Abstract Soil damage, compaction and displacement, during logging or clearing and cultivation affects both soil physical and chemical properties and reduces growth of regenerated or planted tree seedlings. Understanding the factors involved will aid management and set limits for indicators of sustainable management in eucalypt forests. In the first of two glasshouse studies, three Eucalyptus species were grown for 110 days in soils from six forest sites in Tasmania, Australia. Sites sampled ranged from low rainfall dry forest to very high rainfall wet forest.

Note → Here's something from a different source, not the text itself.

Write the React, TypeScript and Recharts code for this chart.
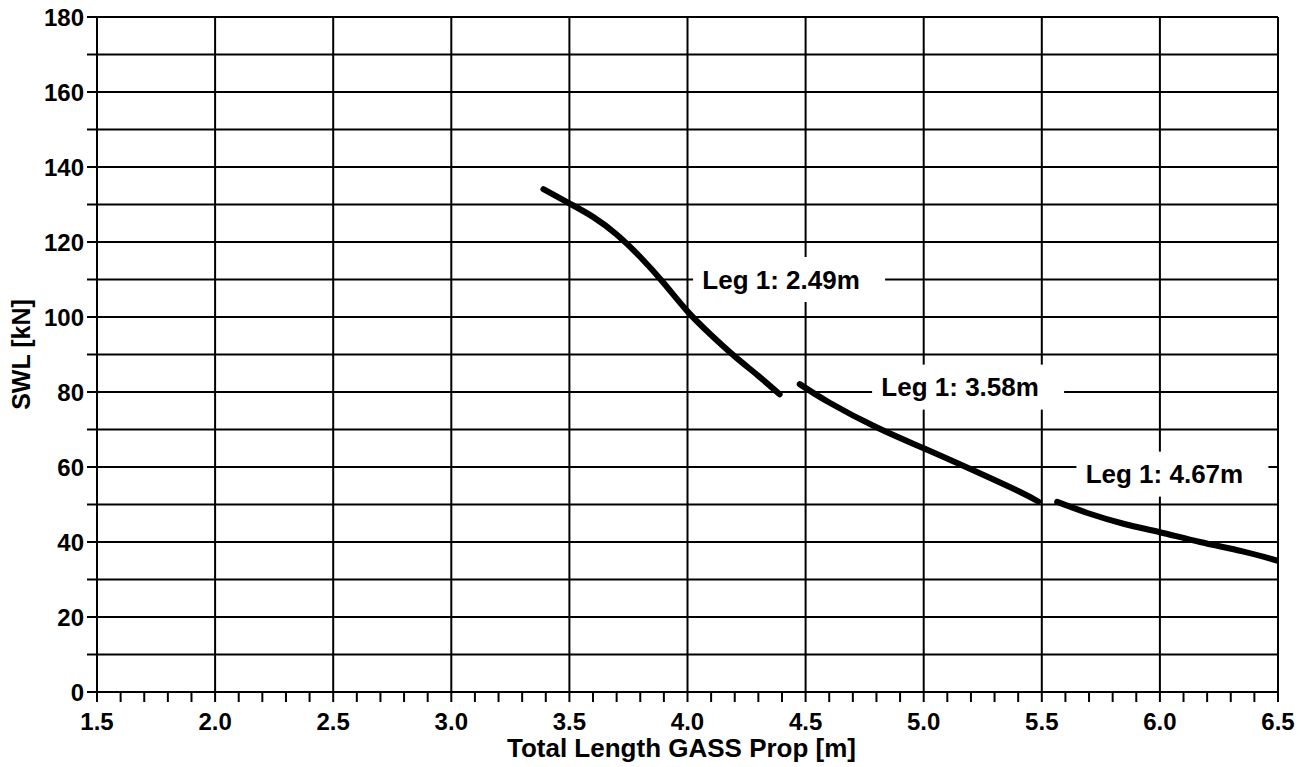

Soil was collected from three soil depths, in 10 cm increments to 30 cm, each packed in pots to four different bulk densities, ranging from that present in undisturbed field sites to that plus 0.17 g cm −3 . In the second study Eucalyptus globulus Labill. seedlings were grown in soil collected from disturbed and undisturbed sites, packed to two bulk densities, and fertilized with combinations of N and P. Increasing soil compaction, in Study 1, caused a proportional decrease in final mass of seedlings of up to 25%. Growth on soil from lower horizons (10–30 cm) averaged only 41% of that on topsoil, a significantly greater restriction of growth than that achieved through compaction. It was concluded that topsoil displacement and profile disturbance was a more significant form of soil damage than compaction. Above-ground dry weight of seedlings was most strongly correlated with soil total N but poorly correlated with other macronutrients. Growth of E. globulus seedlings grown on disturbed soils, in Study 2, averaged 30% of that on undisturbed sites. With added P and N on undisturbed sites growth averaged seven times that of the unfertilized seedlings indicating a general deficit of available P and N on the three soils tested. On soils from disturbed areas, there was also a response to fertilizing with N and P together but the response varied on the three soils. The effects of profile disturbance were ameliorated with fertilizer applications on only one of the soils. The results highlighted the importance of retaining topsoil in situ during forest operations.